KYOTO (Reuters) – Bank of Kyoto, a regional lender based in the ancient Japanese city, has a unique buffer against the hit to tourism from the coronavirus – dividends from local high-tech heavyweights.
FILE PHOTO: People, wearing protective masks following an outbreak of the coronavirus disease (COVID-19), walk on a street of Gion district in Kyoto, Japan March 15, 2020. REUTERS/Edgard Garrido/File Photo
After thriving from a flood of overseas visitors attracted by its historic sites, Kyoto is suffering from plunging inbound tourism as Japan closes its borders to contain the pandemic.

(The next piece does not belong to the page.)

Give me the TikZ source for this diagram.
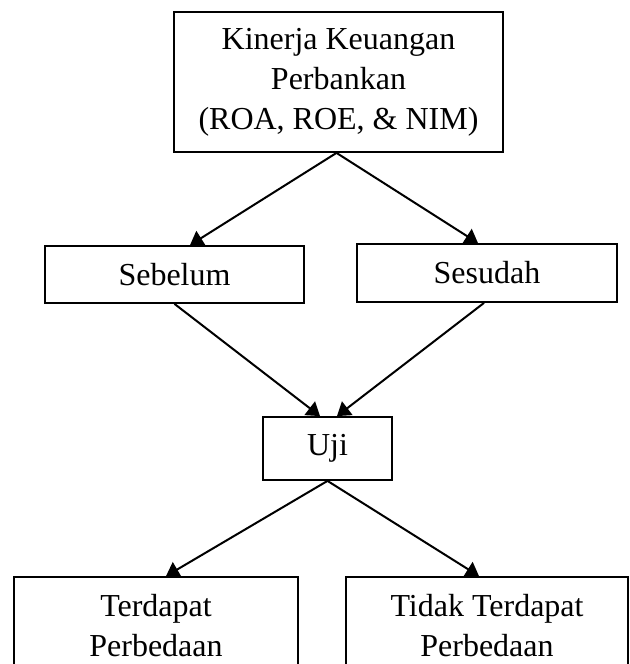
\documentclass[tikz,border=0pt]{standalone}
\usepackage{fontspec}
\setmainfont{Liberation Serif}
\usetikzlibrary{arrows.meta}

\begin{document}
\begin{tikzpicture}[
  x=0.5pt, y=-0.5pt,
  box/.style={draw,line width=0.9pt,align=center,inner sep=0pt,
    font=\fontsize{16pt}{20pt}\selectfont},
  arr/.style={-{Triangle[length=6.5pt,width=8.5pt]},line width=1pt}
]
  \useasboundingbox (0,0) rectangle (629,664);
  \clip (0,0) rectangle (629,664);

  % Alur penelitian (kerangka pemikiran)
  \node[box,minimum width=164.5pt,minimum height=70pt] (kinerja) at (338.5,82)
    {Kinerja Keuangan\\Perbankan\\(ROA, ROE, \& NIM)};
  \node[box,minimum width=129.5pt,minimum height=28.5pt] (sebelum) at (174.5,274.5) {Sebelum};
  \node[box,minimum width=130pt,minimum height=29pt] (sesudah) at (487,273) {Sesudah};
  \node[box,minimum width=64.5pt,minimum height=31.5pt] (uji) at (327.5,448.5) {Uji};
  \node[box,minimum width=142pt,minimum height=49pt] (beda) at (156,626)
    {Terdapat\\Perbedaan};
  \node[box,minimum width=141pt,minimum height=49pt] (tidakbeda) at (487,626)
    {Tidak Terdapat\\Perbedaan};

  \draw[arr] ([xshift=-1pt]kinerja.south) -- ([xshift=7.75pt]sebelum.north);
  \draw[arr] ([xshift=-1pt]kinerja.south) -- ([xshift=-4.5pt]sesudah.north);
  \draw[arr] (sebelum.south) -- ([xshift=-3.75pt]uji.north);
  \draw[arr] ([xshift=-1.5pt]sesudah.south) -- ([xshift=4.75pt]uji.north);
  \draw[arr] (uji.south) -- ([xshift=5pt]beda.north);
  \draw[arr] (uji.south) -- ([xshift=-4pt]tidakbeda.north);
\end{tikzpicture}
\end{document}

The blow has been eased by a handful of big Kyoto-based manufacturers like Nintendo (7974.T), which Bank of Kyoto (8369.T) invested in as start-ups and continues to back despite pressure from overseas investors to sell.
The strategy is paying off as COVID-19 ravages the region, forcing Bank of Kyoto to set aside 5 billion yen ($47 million) in reserves to guard against bad loans in the year ending in March – triple the previous year’s sum.
“By owning their shares, we helped these firms grow. They’re now global giants, but we want to maintain deep relationships with them,” Bank of Kyoto President Nobuhiro Doi told Reuters.
“They also pay high dividends, which is a major source of our revenue. We have no plan of selling the shares as it’s good investment in the current low-interest-rate environment.”
Tech stocks owned by Bank of Kyoto include game console maker Nintendo, and electronics makers Nidec (6594.T) and Omron (6645.T).
Over the last three years, all of them outperformed the benchmark Nikkei 225 average in total returns – a measure that includes dividends and capital gains.
Omron returned 50% over the last three years, compared with 22% for the Nikkei 225, when dividends were included.
Latent profits from these shareholdings rose to 700 billion yen from around 580 billion yen in March, which will serve as buffers to survive in a tough business environment, Doi said.
“With the pandemic, we can’t foresee an end to ultra-low interest rates. That will be a huge hit to bank profits,” he said. “We need to stay in good health to help our borrowers.”
Years of ultra-low interest rates have hit profits of Japan’s regional banks that are already reeling from a shrinking population. Over 70% of them reported a fall in profit or chalked up losses in the year to March.